Some inspectors won't sign that off, without either phase tape or a
piece of colored heatshrink tubing on the switched white wire. Phase
tape is a lot cheaper than a coffin.


--
Service to my country? Been there, Done that, and I've got my DD214 to
prove it.
Member of DAV #85.

Michael A. Terrell
Central Florida
 
H

Homer J Simpson

Jan 1, 1970
0
Hell, we have everything here. 120/208, split 240 stinger, all sorts
of stuff. 480 l-l for the bigger stuff. And electricians never leave
schematics behind.

In Europe, the UK, Australia, New Zealand and many other countries there is
one voltage in the range of 220 to 250 volts (actual value depends on the
country) single phase to neutral and a three phase supply based on that (*
square root of 3). The next voltage used is 11 kV 3 phase or similar used
for huge motors with special precautions.

In N America they use every voltage under the sun - hell they even used
multiple frequencies up until recently!

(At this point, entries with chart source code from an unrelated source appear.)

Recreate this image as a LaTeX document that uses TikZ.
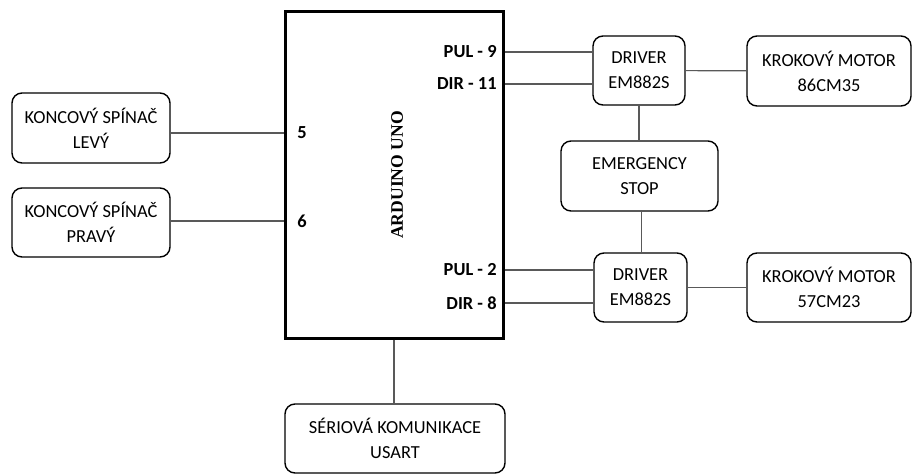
\documentclass[tikz,border=0pt]{standalone}
\usepackage{fontspec}
\setmainfont{Carlito}
\newfontfamily\unofont{Liberation Serif}
\usepackage{tikz}

\begin{document}
\begin{tikzpicture}[
        x=0.5pt, y=-0.5pt,
        box/.style={
            rectangle, rounded corners=5pt, draw=black, line width=0.7pt,
            text centered, align=center, inner sep=0pt,
            font=\fontsize{9.2}{12.5}\selectfont
        },
        mcuBox/.style={
            rectangle, draw=black, line width=1.5pt, inner sep=0pt,
            minimum width=109pt, minimum height=163pt
        },
        pin/.style={
            inner sep=0pt, font=\fontsize{9.2}{11}\selectfont\bfseries
        },
        wire/.style={
            line width=0.6pt, draw=black!65
        }
    ]
        \useasboundingbox (0,0) rectangle (913,475);

        % Main Nodes
        \node (arduino) [mcuBox] at (394,175) {};
        \node [rotate=90, font=\unofont\fontsize{8.8}{10}\selectfont\bfseries] at (397,175) {ARDUINO UNO};

        \node (levy) [box, minimum width=79pt, minimum height=35pt] at (91,128) {KONCOVÝ SPÍNAČ\\LEVÝ};
        \node (pravy) [box, minimum width=79pt, minimum height=34.5pt] at (91,222.5) {KONCOVÝ SPÍNAČ\\PRAVÝ};

        \node (drv1) [box, minimum width=46pt, minimum height=34.5pt] at (639,70.5) {DRIVER\\EM882S};
        \node (mot1) [box, minimum width=82pt, minimum height=35pt] at (829,71) {KROKOVÝ MOTOR\\86CM35};
        \node (estop) [box, minimum width=78.5pt, minimum height=35pt] at (639.5,176) {EMERGENCY\\STOP};
        \node (drv2) [box, minimum width=46.5pt, minimum height=34.5pt] at (640.5,287.5) {DRIVER\\EM882S};
        \node (mot2) [box, minimum width=82pt, minimum height=34.5pt] at (829,287.5) {KROKOVÝ MOTOR\\57CM23};
        \node (usart) [box, minimum width=110pt, minimum height=34.5pt] at (395,438.5) {SÉRIOVÁ KOMUNIKACE\\USART};

        % Pin Labels
        \node (p5) [pin, anchor=west] at (297,133) {5};
        \node (p6) [pin, anchor=west] at (297,221) {6};
        \node (pul9) [pin, anchor=east] at (497,52) {PUL - 9};
        \node (dir11) [pin, anchor=east] at (497,84) {DIR - 11};
        \node (pul2) [pin, anchor=east] at (497,270) {PUL - 2};
        \node (dir8) [pin, anchor=east] at (497,303) {DIR - 8};

        % Connectors
        \draw [wire] (levy.east |- p5) -- (arduino.west |- p5);
        \draw [wire] (pravy.east |- p6) -- (arduino.west |- p6);
        \draw [wire] (arduino.east |- pul9) -- (drv1.west |- pul9);
        \draw [wire] (arduino.east |- dir11) -- (drv1.west |- dir11);
        \draw [wire] (arduino.east |- pul2) -- (drv2.west |- pul2);
        \draw [wire] (arduino.east |- dir8) -- (drv2.west |- dir8);
        \draw [wire] (drv1) -- (mot1);
        \draw [wire] (drv2) -- (mot2);
        \draw [wire] (drv1.south) -- (drv1.south |- estop.north);
        \draw [wire] ([xshift=1pt]estop.south) -- ([xshift=1pt]estop.south |- drv2.north);
        \draw [wire] (arduino.south) -- (arduino.south |- usart.north);
    \end{tikzpicture}
\end{document}
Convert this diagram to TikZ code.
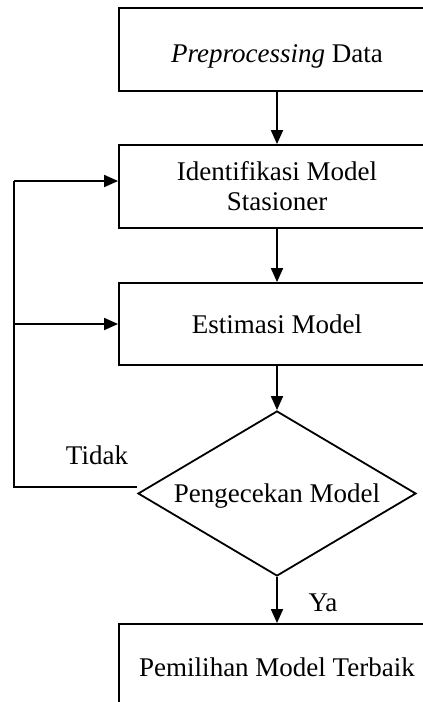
\documentclass[tikz,border=0pt]{standalone}
\usepackage{fontspec}
\setmainfont{Liberation Serif}
\usetikzlibrary{arrows.meta,shapes.geometric}
\begin{document}
\begin{tikzpicture}[x=1pt,y=-1pt,
  line width=1.8pt,
  every node/.style={font=\fontsize{27}{30}\selectfont},
  procbox/.style={draw,rectangle,minimum width=316pt,inner sep=0pt,align=center},
  decide/.style={draw,diamond,minimum width=278pt,minimum height=165pt,inner sep=0pt},
  flow/.style={-{Triangle[length=14pt,width=12pt]}},
  plain/.style={font=\fontsize{27}{30}\selectfont}]
  \useasboundingbox (0,0) rectangle (423,702);
  \clip (0,0) rectangle (423,702);

  % process boxes (their right sides run past the frame)
  \node[procbox,minimum height=83pt] (prep) at (277,49.5) {};
  \node[plain] (preptxt) at (277,56) {\textit{Preprocessing} Data};
  \node[procbox,minimum height=83pt] (ident) at (277,186.5) {Identifikasi Model\\Stasioner};
  \node[procbox,minimum height=82pt] (estim) at (277,324) {Estimasi Model};
  \node[decide] (check) at (277,493.5) {};
  \node[plain] (checktxt) at (277,496) {Pengecekan Model};
  \node[procbox,minimum height=83pt] (best) at (277,665.5) {};
  \node[plain] (besttxt) at (277,667) {Pemilihan Model Terbaik};

  % branch labels
  \node[plain] (no) at (97,455) {Tidak};
  \node[plain] (yes) at (323,603) {Ya};

  % feedback loop corners
  \coordinate (loopbot) at (14,487);
  \coordinate (looptop) at (14,181);
  \coordinate (loopmid) at (14,324);

  % main flow
  \draw[flow] (prep) -- (ident);
  \draw[flow] (ident) -- (estim);
  \draw[flow] (estim) -- (check.north);
  \draw[flow] (check.south) -- (best);

  % "Tidak" feedback
  \draw (check.west |- loopbot) -- (loopbot) -- (looptop);
  \draw[flow] (looptop) -- (ident.west |- looptop);
  \draw[flow] (loopmid) -- (estim.west);
\end{tikzpicture}
\end{document}
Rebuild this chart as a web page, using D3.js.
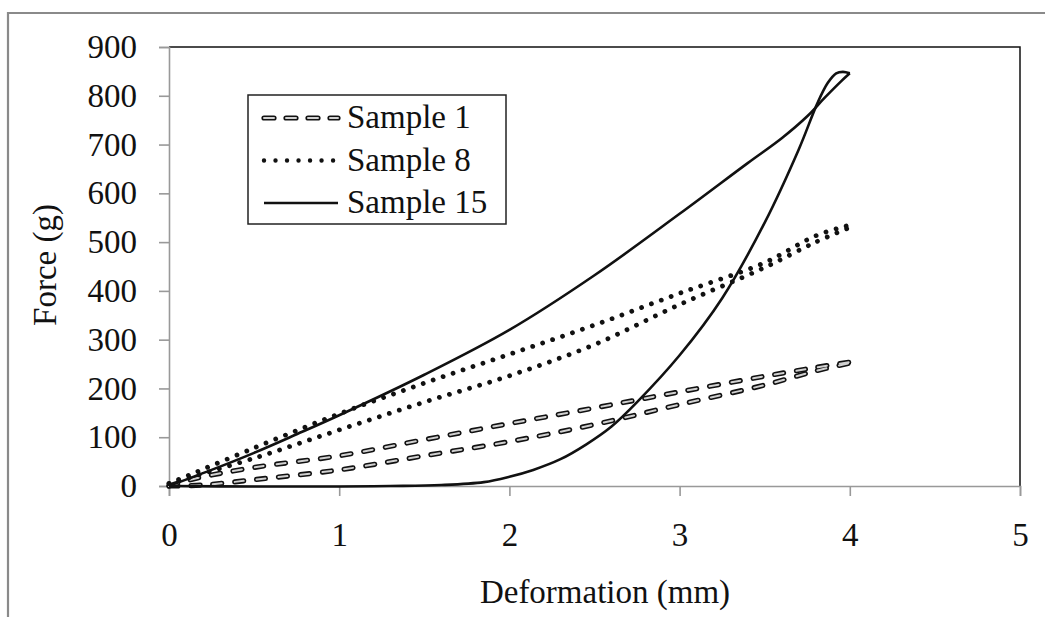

It's very odd. You can even see two
switch boards in commercial buildings each with a different voltage.
 
H

Homer J Simpson

Jan 1, 1970
0
That's for electricians benefit to run a single NM (Romex) from the
light to the switch. They are stuck with one white wire for a hot. Safe
practice is to hook the white in the switch leg to the incoming hot from
the branch circuit (in the fixture) so when somebody sees a black and
white connected together, they'll stop and think (What the $%@&#! is
going on?). If you are pulling wire into conduit, white (gray) is for
neutral only.

Code now outside of N America may require you to sleeve the wrong color wire
to the correct color, i.e. black to red.